▶ SOURCE MATERIAL
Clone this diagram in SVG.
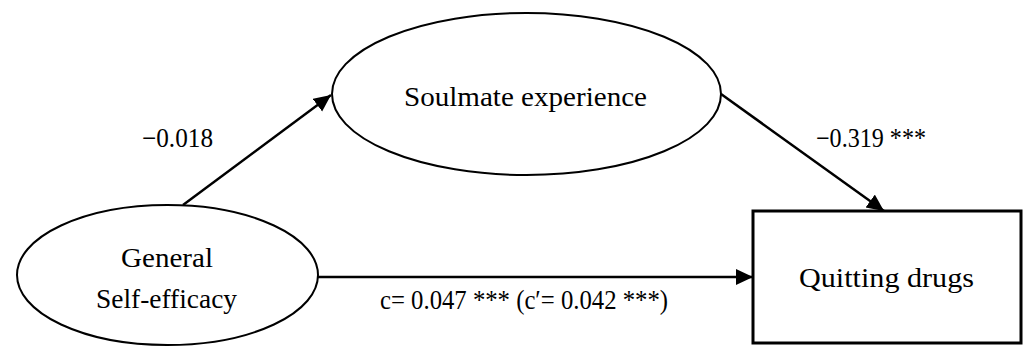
<svg xmlns="http://www.w3.org/2000/svg" width="1025" height="347" viewBox="0 0 1025 347">
<style>
.node{fill:#fff;stroke:#000;stroke-width:2}
.box{fill:#fff;stroke:#000;stroke-width:3}
.edge{stroke:#000;stroke-width:2.5;fill:none}
text{font-family:"Liberation Serif","Times New Roman",serif;font-size:27px;fill:#000}
</style>
<defs>
<marker id="arr" markerUnits="userSpaceOnUse" markerWidth="18" markerHeight="17" refX="17" refY="8" orient="auto">
<path d="M0,0 L17,8 L0,16 Z" fill="#000"/>
</marker>
</defs>
<g id="connectors">
<line class="edge" x1="183" y1="205" x2="331" y2="95" marker-end="url(#arr)"/>
<line class="edge" x1="721" y1="94" x2="884" y2="211" marker-end="url(#arr)"/>
<line class="edge" x1="318" y1="277" x2="753" y2="277" marker-end="url(#arr)"/>
<text x="142" y="147" textLength="71" lengthAdjust="spacingAndGlyphs">−0.018</text>
<text x="816" y="147" textLength="110" lengthAdjust="spacingAndGlyphs">−0.319 ***</text>
<text x="380" y="309" textLength="288" lengthAdjust="spacingAndGlyphs">c= 0.047 *** (c′= 0.042 ***)</text>
</g>
<g id="soulmate">
<ellipse class="node" cx="526.5" cy="94" rx="194.5" ry="81"/>
<text x="404" y="106" textLength="243" lengthAdjust="spacingAndGlyphs">Soulmate experience</text>
</g>
<g id="general">
<ellipse class="node" cx="167.5" cy="275" rx="150.5" ry="70"/>
<text x="121" y="267" textLength="92" lengthAdjust="spacingAndGlyphs">General</text>
<text x="96" y="308" textLength="141" lengthAdjust="spacingAndGlyphs">Self-efficacy</text>
</g>
<g id="quitting">
<rect class="box" x="753" y="211" width="268" height="132"/>
<text x="799" y="287" textLength="175" lengthAdjust="spacingAndGlyphs">Quitting drugs</text>
</g>
</svg>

▶ WHAT YOU HAVE TO DO
Write out the material above once more, exactly as it reads, with no pictures.

▶ RESPONSE TO THIS TASK
Clone this diagram in SVG.
<svg xmlns="http://www.w3.org/2000/svg" width="1025" height="347" viewBox="0 0 1025 347">
<style>
.node{fill:#fff;stroke:#000;stroke-width:2}
.box{fill:#fff;stroke:#000;stroke-width:3}
.edge{stroke:#000;stroke-width:2.5;fill:none}
text{font-family:"Liberation Serif","Times New Roman",serif;font-size:27px;fill:#000}
</style>
<defs>
<marker id="arr" markerUnits="userSpaceOnUse" markerWidth="18" markerHeight="17" refX="17" refY="8" orient="auto">
<path d="M0,0 L17,8 L0,16 Z" fill="#000"/>
</marker>
</defs>
<g id="connectors">
<line class="edge" x1="183" y1="205" x2="331" y2="95" marker-end="url(#arr)"/>
<line class="edge" x1="721" y1="94" x2="884" y2="211" marker-end="url(#arr)"/>
<line class="edge" x1="318" y1="277" x2="753" y2="277" marker-end="url(#arr)"/>
<text x="142" y="147" textLength="71" lengthAdjust="spacingAndGlyphs">−0.018</text>
<text x="816" y="147" textLength="110" lengthAdjust="spacingAndGlyphs">−0.319 ***</text>
<text x="380" y="309" textLength="288" lengthAdjust="spacingAndGlyphs">c= 0.047 *** (c′= 0.042 ***)</text>
</g>
<g id="soulmate">
<ellipse class="node" cx="526.5" cy="94" rx="194.5" ry="81"/>
<text x="404" y="106" textLength="243" lengthAdjust="spacingAndGlyphs">Soulmate experience</text>
</g>
<g id="general">
<ellipse class="node" cx="167.5" cy="275" rx="150.5" ry="70"/>
<text x="121" y="267" textLength="92" lengthAdjust="spacingAndGlyphs">General</text>
<text x="96" y="308" textLength="141" lengthAdjust="spacingAndGlyphs">Self-efficacy</text>
</g>
<g id="quitting">
<rect class="box" x="753" y="211" width="268" height="132"/>
<text x="799" y="287" textLength="175" lengthAdjust="spacingAndGlyphs">Quitting drugs</text>
</g>
</svg>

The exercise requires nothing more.